━━━ GIVEN ENTRIES ━━━

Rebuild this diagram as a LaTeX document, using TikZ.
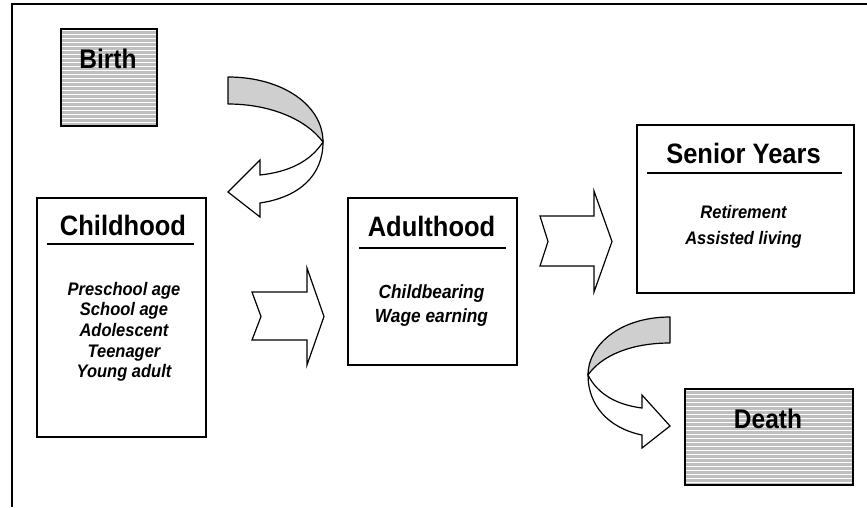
\documentclass[tikz,border=0pt]{standalone}
\usepackage{fontspec}
\usepackage{graphicx}
\setmainfont{Liberation Sans}
\definecolor{bandgray}{HTML}{CFCFCF}
\definecolor{stripegray}{HTML}{BFBFBF}
\newcommand{\tallt}[1]{\scalebox{1}[1.1]{#1}}
\begin{document}
\begin{tikzpicture}[x=1pt,y=-1pt,
  box/.style={draw, line width=1.7pt, inner sep=0pt, fill=white, anchor=north west},
  striped/.style={draw, line width=1.7pt, inner sep=0pt, fill=stripegray, anchor=north west,
    path picture={\foreach \k in {0,...,30}{\draw[white, line width=1pt]
      ([yshift=-\k*4pt-2pt]path picture bounding box.north west) --
      ([yshift=-\k*4pt-2pt]path picture bounding box.north east);}}},
  title/.style={font=\fontsize{25.5}{30}\selectfont\bfseries, anchor=base, inner sep=0pt},
  endtitle/.style={font=\fontsize{24.5}{29}\selectfont\bfseries, anchor=base, inner sep=0pt},
  item/.style={font=\fontsize{16.5}{20}\selectfont\bfseries\itshape, anchor=base, inner sep=0pt},
  bigitem/.style={font=\fontsize{17.3}{20}\selectfont\bfseries\itshape, anchor=base, inner sep=0pt},
  uline/.style={line width=1.7pt},
  frame/.style={line width=1.6pt},
  arrowshape/.style={draw, line width=1.2pt, fill=white, line join=miter},
  backband/.style={draw, line width=1.2pt, fill=bandgray, line join=round}]
\useasboundingbox (0,0) rectangle (867,507);
\draw[frame] (12,507) -- (12,4) -- (867,4);

% boxes
\node[striped, minimum width=96pt, minimum height=97pt] (birth) at (60,28) {};
\node[box, minimum width=169pt, minimum height=239pt] (child) at (36,197) {};
\node[box, minimum width=169pt, minimum height=167pt] (adult) at (347,197) {};
\node[box, minimum width=217pt, minimum height=168pt] (senior) at (636,124) {};
\node[striped, minimum width=168pt, minimum height=96pt] (death) at (684,388) {};

% titles
\node[endtitle] (birthT) at (108,68) {\tallt{Birth}};
\node[endtitle] (deathT) at (768,428) {\tallt{Death}};
\node[title] (childT) at (123,235) {\tallt{Childhood}};
\node[title] (adultT) at (431.5,236.5) {\tallt{Adulthood}};
\node[title] (seniorT) at (743.5,163) {\tallt{Senior Years}};
\draw[uline] (47,244) -- (194,244);
\draw[uline] (359,248) -- (506,248);
\draw[uline] (647,173) -- (842,173);

% items
\node[item] (c1) at (124,295) {\tallt{Preschool age}};
\node[item] (c2) at (124,315.7) {\tallt{School age}};
\node[item] (c3) at (124,336.4) {\tallt{Adolescent}};
\node[item] (c4) at (124,357.1) {\tallt{Teenager}};
\node[item] (c5) at (124,377.8) {\tallt{Young adult}};
\node[bigitem] (a1) at (431.5,298) {\tallt{Childbearing}};
\node[bigitem] (a2) at (431.5,322.5) {\tallt{Wage earning}};
\node[item] (s1) at (743.5,218) {\tallt{Retirement}};
\node[item] (s2) at (743.5,244) {\tallt{Assisted living}};

% straight notched arrows
\draw[arrowshape] (252,292) -- (307,292) -- (307,268) -- (324,316.5) -- (307,365)
  -- (307,340) -- (252,340) -- (261,316.5) -- cycle;
\draw[arrowshape] (540,216) -- (594,216) -- (594,191) -- (612,241.5) -- (594,292)
  -- (594,266) -- (540,266) -- (548,241.5) -- cycle;

% curved arrow Birth -> Childhood
\path[backband] (228,77) .. controls (282,77) and (323,105) .. (323,142)
  .. controls (305,118) and (268,104) .. (228,104) -- cycle;
\path[arrowshape] (323,142) .. controls (310,162) and (288,172) .. (260,175)
  -- (260,160) -- (228,192) -- (260,217) -- (260,203)
  .. controls (300,197) and (323,175) .. (323,142) -- cycle;

% curved arrow Senior -> Death
\path[backband] (670,317) .. controls (620,317) and (588,345) .. (588,375)
  .. controls (602,355) and (632,343) .. (670,343) -- cycle;
\path[arrowshape] (588,375) .. controls (598,395) and (618,405) .. (642,408)
  -- (642,395) -- (670,426) -- (642,448) -- (642,435)
  .. controls (608,428) and (588,405) .. (588,375) -- cycle;
\end{tikzpicture}
\end{document}
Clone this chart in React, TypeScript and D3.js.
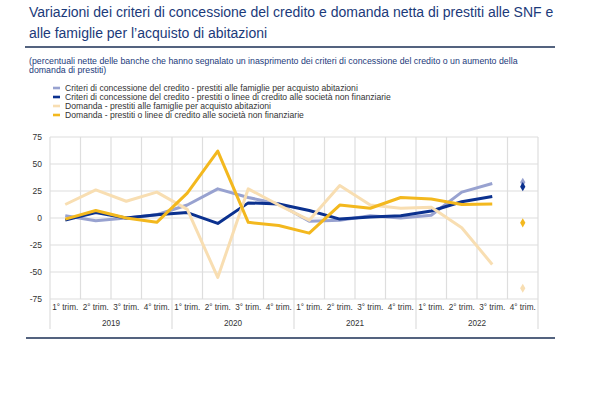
import React from 'react';
import * as d3 from 'd3';

const years = ['2019', '2020', '2021', '2022'];
const quarters = ['1° trim.', '2° trim.', '3° trim.', '4° trim.'];
const yTicks = [75, 50, 25, 0, -25, -50, -75];

// observed values, 1° trim. 2019 .. 3° trim. 2022
const criteriFamiglie = [2, -2.5, 0, 3, 12, 27, 19, 13, -3, -2, 2, 0, 2.5, 24, 32];
const criteriSnf = [-2, 5, 0, 3, 5, -5, 14, 13, 7, -1, 1, 2, 6.5, 15, 20];
const domandaFamiglie = [12.5, 26, 15.5, 24, 8, -55, 27, 12, -2, 30, 12, 9, 10, -9, -43];
const domandaSnf = [-1, 7, 0, -4, 23, 62, -4, -7, -14, 12, 9, 19, 17.5, 12.5, 13];
// expectations for 4° trim. 2022 (diamonds)
const attese = [33, 29, -65, -4.5];

const seriesNames = [
  'Criteri di concessione del credito - prestiti alle famiglie per acquisto abitazioni',
  'Criteri di concessione del credito - prestiti o linee di credito alle società non finanziarie',
  'Domanda - prestiti alle famiglie per acquisto abitazioni',
  'Domanda - prestiti o linee di credito alle società non finanziarie',
];
const seriesValues = [criteriFamiglie, criteriSnf, domandaFamiglie, domandaSnf];
const colors = ['#98a2d0', '#0b318f', '#f8deb2', '#f3b81e'];

const font = '"Liberation Sans", Arial, sans-serif';
const titleColor = '#1b3a7a';

const App = () => {
  const keys = years.flatMap(y => quarters.map(q => `${y}-${q}`));
  const x = d3.scaleBand().domain(keys).range([50, 538]);
  const y = d3.scaleLinear().domain([-75, 75]).range([299, 137]);
  const bw = x.bandwidth();
  const cx = (i: number) => (x(keys[i]) as number) + bw / 2;

  const line = d3.line<number>()
    .x((d, i) => cx(i))
    .y(d => y(d));

  const diamond = d3.symbol().type(d3.symbolDiamond).size(24);

  return (
    <svg width={615} height={394} style={{ position: 'absolute', left: 0, top: 0, fontFamily: font }}>
      <rect width={615} height={394} fill="#fff" />
      <text x={29} y={17} fontSize={14} fill={titleColor}>
        Variazioni dei criteri di concessione del credito e domanda netta di prestiti alle SNF e
      </text>
      <text x={29} y={38} fontSize={14} fill={titleColor}>
        alle famiglie per l’acquisto di abitazioni
      </text>
      <line x1={25} x2={555} y1={47} y2={47} stroke="#1b2f55" strokeWidth={1.3} />
      <text x={29} y={64} fontSize={8.8} fill={titleColor}>
        (percentuali nette delle banche che hanno segnalato un inasprimento dei criteri di concessione del credito o un aumento della
      </text>
      <text x={29} y={73} fontSize={8.8} fill={titleColor}>domanda di prestiti)</text>

      {seriesNames.map((n, i) => (
        <g key={n} transform={`translate(0, ${88 + i * 9})`}>
          <rect x={53} y={-1.3} width={7} height={2.6} fill={colors[i]} />
          <text x={65} y={3} fontSize={8.6} fill="#333">{n}</text>
        </g>
      ))}

      {/* grid */}
      {yTicks.map(t => (
        <g key={t}>
          <line x1={50} x2={538} y1={y(t)} y2={y(t)} stroke="#dedede" strokeWidth={1.2} />
          <text x={42} y={y(t) + 3} fontSize={8.5} fill="#333" textAnchor="end">{t}</text>
        </g>
      ))}
      {keys.map((k, i) => (
        <line key={k} x1={x(k)} x2={x(k)} y1={137} y2={i % 4 === 0 ? 329 : 299}
          stroke="#dedede" strokeWidth={1.2} />
      ))}
      <line x1={538} x2={538} y1={137} y2={329} stroke="#dedede" strokeWidth={1.2} />

      {seriesValues.map((vals, i) => (
        <path key={i} d={line(vals) ?? ''} fill="none" stroke={colors[i]} strokeWidth={3}
          strokeLinejoin="round" />
      ))}
      {attese.map((v, i) => (
        <path key={i} d={diamond() ?? ''} fill={colors[i]}
          transform={`translate(${cx(15)}, ${y(v)})`} />
      ))}

      {keys.map((k, i) => (
        <text key={k} x={cx(i)} y={310} fontSize={8.2} fill="#333" textAnchor="middle">
          {quarters[i % 4]}
        </text>
      ))}
      {years.map((yr, i) => (
        <text key={yr} x={(x(`${yr}-${quarters[0]}`) as number) + bw * 2} y={326}
          fontSize={8.2} fill="#333" textAnchor="middle">{yr}</text>
      ))}
      <line x1={26} x2={555} y1={338} y2={338} stroke="#1b2f55" strokeWidth={1.3} />
    </svg>
  );
};

export default App;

━━━

◆ **SET TASK**: The lines to print start at the line containing "Clone this chart" and end at the line containing "const diamond = d3.symbol().type(d3.symbolDiamond).size(24);"; print them exactly, both ends included, and leave out every picture.

◆ **OUTPUT FOR THIS EXERCISE**:
Clone this chart in React, TypeScript and D3.js.
import React from 'react';
import * as d3 from 'd3';

const years = ['2019', '2020', '2021', '2022'];
const quarters = ['1° trim.', '2° trim.', '3° trim.', '4° trim.'];
const yTicks = [75, 50, 25, 0, -25, -50, -75];

// observed values, 1° trim. 2019 .. 3° trim. 2022
const criteriFamiglie = [2, -2.5, 0, 3, 12, 27, 19, 13, -3, -2, 2, 0, 2.5, 24, 32];
const criteriSnf = [-2, 5, 0, 3, 5, -5, 14, 13, 7, -1, 1, 2, 6.5, 15, 20];
const domandaFamiglie = [12.5, 26, 15.5, 24, 8, -55, 27, 12, -2, 30, 12, 9, 10, -9, -43];
const domandaSnf = [-1, 7, 0, -4, 23, 62, -4, -7, -14, 12, 9, 19, 17.5, 12.5, 13];
// expectations for 4° trim. 2022 (diamonds)
const attese = [33, 29, -65, -4.5];

const seriesNames = [
  'Criteri di concessione del credito - prestiti alle famiglie per acquisto abitazioni',
  'Criteri di concessione del credito - prestiti o linee di credito alle società non finanziarie',
  'Domanda - prestiti alle famiglie per acquisto abitazioni',
  'Domanda - prestiti o linee di credito alle società non finanziarie',
];
const seriesValues = [criteriFamiglie, criteriSnf, domandaFamiglie, domandaSnf];
const colors = ['#98a2d0', '#0b318f', '#f8deb2', '#f3b81e'];

const font = '"Liberation Sans", Arial, sans-serif';
const titleColor = '#1b3a7a';

const App = () => {
  const keys = years.flatMap(y => quarters.map(q => `${y}-${q}`));
  const x = d3.scaleBand().domain(keys).range([50, 538]);
  const y = d3.scaleLinear().domain([-75, 75]).range([299, 137]);
  const bw = x.bandwidth();
  const cx = (i: number) => (x(keys[i]) as number) + bw / 2;

  const line = d3.line<number>()
    .x((d, i) => cx(i))
    .y(d => y(d));

  const diamond = d3.symbol().type(d3.symbolDiamond).size(24);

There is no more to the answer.